◆ PROBLEM STATEMENT:
From the first line of the data below through the line bearing "management = [0, 0.60]", reproduce each line exactly; do not include pictures.

## Begin DATA BLOCK

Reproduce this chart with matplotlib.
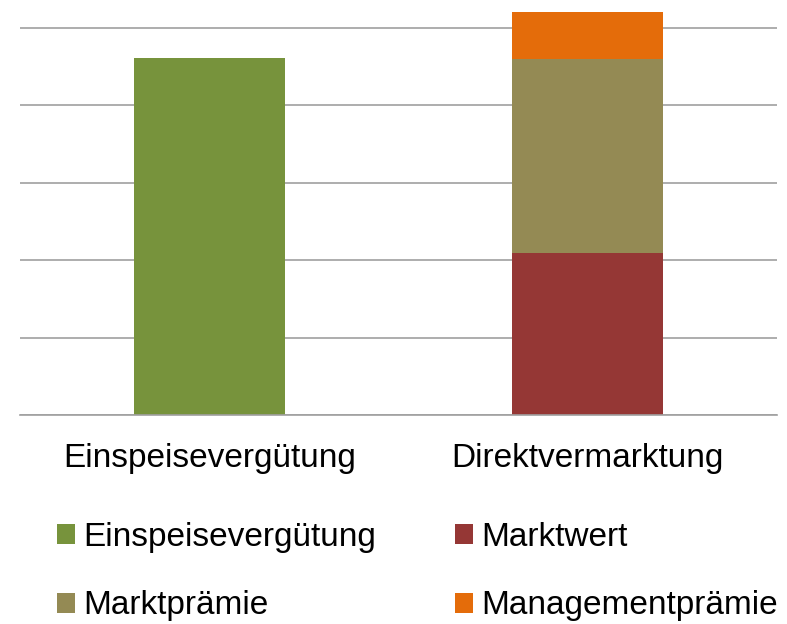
import matplotlib
matplotlib.use('Agg')
import matplotlib.pyplot as plt
import numpy as np

plt.rcParams['font.family'] = ['Liberation Sans', 'DejaVu Sans']

categories = ['Einspeisevergütung', 'Direktvermarktung']
einspeise = [4.61, 0]
marktwert = [0, 2.10]
marktpraemie = [0, 2.50]
management = [0, 0.60]

colors = {'Einspeisevergütung': '#77933C', 'Marktwert': '#953735',
          'Marktprämie': '#948A54', 'Managementprämie': '#E46C0A'}

fig = plt.figure(figsize=(7.87, 6.24), dpi=100)
ax = fig.add_axes([20/787, (624-415.3)/624, 757/787, 5.3*77.5/624])

x = np.arange(len(categories))
w = 0.4
b1 = ax.bar(x, einspeise, w, color=colors['Einspeisevergütung'], zorder=2)
b2 = ax.bar(x, marktwert, w, color=colors['Marktwert'], zorder=2)
b3 = ax.bar(x, marktpraemie, w, bottom=marktwert, color=colors['Marktprämie'], zorder=2)
bottom2 = np.array(marktwert) + np.array(marktpraemie)
b4 = ax.bar(x, management, w, bottom=bottom2, color=colors['Managementprämie'], zorder=2)

ax.set_xlim(-0.5, 1.5)
ax.set_ylim(0, 5.3)
ax.set_yticks([0, 1, 2, 3, 4, 5])
ax.set_yticklabels([])
ax.yaxis.grid(True, color='#a0a0a0', linewidth=1.2, zorder=0)
ax.tick_params(axis='y', length=0)
ax.set_xticks(x)
ax.set_xticklabels(categories, fontsize=24)
ax.tick_params(axis='x', length=0, pad=20)
for s in ['top', 'right', 'left']:
    ax.spines[s].set_visible(False)
ax.spines['bottom'].set_color('#a0a0a0')
ax.spines['bottom'].set_linewidth(1.2)

handles = [b1, b3, b2, b4]
labels = ['Einspeisevergütung', 'Marktprämie', 'Marktwert', 'Managementprämie']
fig.legend(handles, labels, loc='upper left', bbox_to_anchor=(57/787, 1-522/624),
           ncol=2, frameon=False, fontsize=24, handlelength=0.55, handleheight=0.55,
           handletextpad=0.25, columnspacing=2.35, labelspacing=1.12,
           borderpad=0, borderaxespad=0)

fig.savefig('out.png', dpi=100)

## End DATA BLOCK

◆ IN RESPONSE:
Reproduce this chart with matplotlib.
import matplotlib
matplotlib.use('Agg')
import matplotlib.pyplot as plt
import numpy as np

plt.rcParams['font.family'] = ['Liberation Sans', 'DejaVu Sans']

categories = ['Einspeisevergütung', 'Direktvermarktung']
einspeise = [4.61, 0]
marktwert = [0, 2.10]
marktpraemie = [0, 2.50]
management = [0, 0.60]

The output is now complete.